The viewpoint came out in the Korean business circle that a dispute settlement of safeguards by Trump administration at the US Court of International Trade can be a viable option.
Seoul, Korea
31 January 2018 - 10:15am
Jung Suk-yee

The Korea Economic Research Institute remarked on January 30 that South Korean companies need to bring the U.S. safeguard measures on South Korean washing machines and solar panels to the U.S. Court of International Trade as well as the World Trade Organization (WTO) because they may come to a dead end, even if they win at the WTO, once the United States does not comply with the WTO’s ruling.

“With the midterm election scheduled for November around the corner, the United States’ import restrictions on South Korean products are likely to expand to cover general consumer electronics, a variety of manufactured goods and so on as well as washing machines and solar panels,” said Ewha Womans University professor Choi Won-mok, adding, “Once South Korea wins at the WTO and the U.S. chooses to defy, few options will remain for the former, such as trade retaliation under the authorization of the WTO.” He went on to say, “Still, trade retaliation cannot be an ultimate solution in view of the two countries’ diplomatic and military relations.”

Back in 2013, the United States imposed anti-dumping and countervailing duties on washing machines imported from South Korea. At that time, the South Korean government filed a suit with the WTO regarding the issue in August 2013 and the WTO ruled in favor of South Korea in September 2016. Nonetheless, the U.S. is continuing to levy the same anti-dumping and countervailing duties.

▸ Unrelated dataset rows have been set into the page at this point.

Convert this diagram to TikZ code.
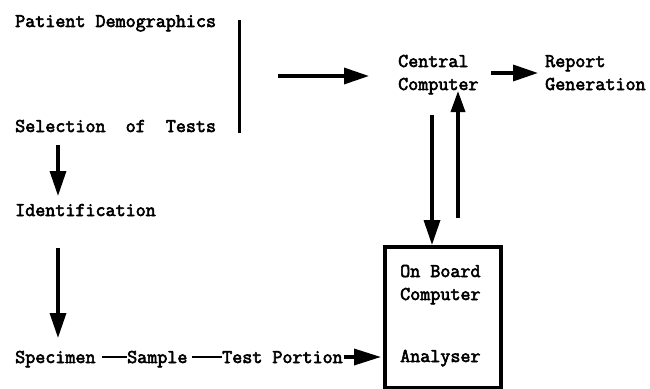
\documentclass[tikz,border=0pt]{standalone}
\usepackage{fontspec}
\setmonofont{Latin Modern Mono}[AutoFakeBold=3]
\usetikzlibrary{arrows.meta, positioning}

\tikzset{
  lbl/.style={font=\ttfamily\bfseries\fontsize{19.5}{23}\selectfont, inner sep=0pt, anchor=base west, align=left},
  arr/.style={line width=3.4pt, -{Triangle[length=25pt, width=16pt]}},
  link/.style={line width=2.8pt},
}

\begin{document}
\begin{tikzpicture}[x=1pt, y=-1pt]
    \useasboundingbox (0,0) rectangle (650,388);

    % left column
    \node[lbl] (demog) at (15,27) {Patient Demographics};
    \node[lbl] (select) at (15,132) {Selection\ \ of\ \ Tests};
    \node[lbl] (ident) at (15,216) {Identification};
    \node[lbl] (specimen) at (15,363) {Specimen};
    \node[lbl] (sample) at (127,363) {Sample};
    \node[lbl] (portion) at (222,363) {Test Portion};

    % right side (base = last line)
    \node[lbl] (central) at (398,90) {Central\\Computer};
    \node[lbl] (report) at (545,90) {Report\\Generation};
    \node[draw, line width=3.8pt, minimum width=116pt, minimum height=141pt, anchor=north west] (obc) at (383,245) {};
    \node[lbl] (onboard) at (400,300) {On Board\\Computer};
    \node[lbl] (analyser) at (400,362) {Analyser};

    % bracket bar and free ends
    \coordinate (bartop) at (239,20);
    \coordinate (barbot) at (239,133);
    \coordinate (feed) at (278,76);
    \coordinate (selfrom) at (58,145);
    \coordinate (selto) at (58,196);
    \coordinate (idfrom) at (58,248);
    \coordinate (idto) at (58,338);
    \coordinate (dnfrom) at (432,115);
    \coordinate (upfrom) at (458,218);
    \coordinate (ptip) at (381,357);

    \draw[line width=3pt] (bartop) -- (barbot); % bar
    \draw[arr] (feed) -- (feed -| 369,0);
    \draw[arr] (491,73) -- (538,73);
    \draw[arr] (dnfrom) -- (dnfrom |- obc.north);
    \draw[arr, -{Triangle[length=21pt, width=14pt]}] (upfrom) -- (458,91);
    \draw[arr] (selfrom) -- (selto);
    \draw[arr] (idfrom) -- (idto);

    \draw[link] ([xshift=6pt]specimen.east |- ptip) -- (sample.west |- ptip);
    \draw[link] ([xshift=4pt]sample.east |- ptip) -- (portion.west |- ptip);
    \draw[arr, -{Triangle[length=27pt, width=16pt]}] ([xshift=1pt]portion.east |- ptip) -- (ptip);
\end{tikzpicture}
\end{document}
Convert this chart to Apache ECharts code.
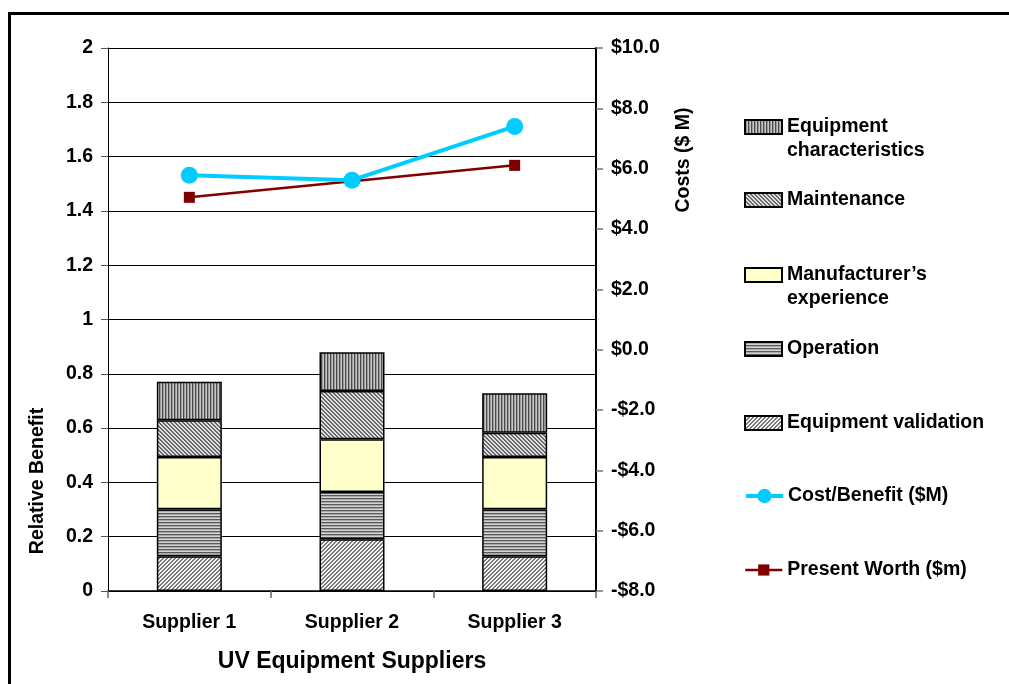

The professor pointed out that the South Korean government’s countermeasures need to be fundamentally reviewed and a dispute settlement at the U.S. Court of International Trade can be a viable option. “The constitutional structure of the United States puts much emphasis on the judicial branch and, as such, the U.S. President cannot defy the ruling of the branch,” the professor explained, adding, “In addition, South Korean companies are winning more and more cases at the court these days, including the case of Hyundai Steel.”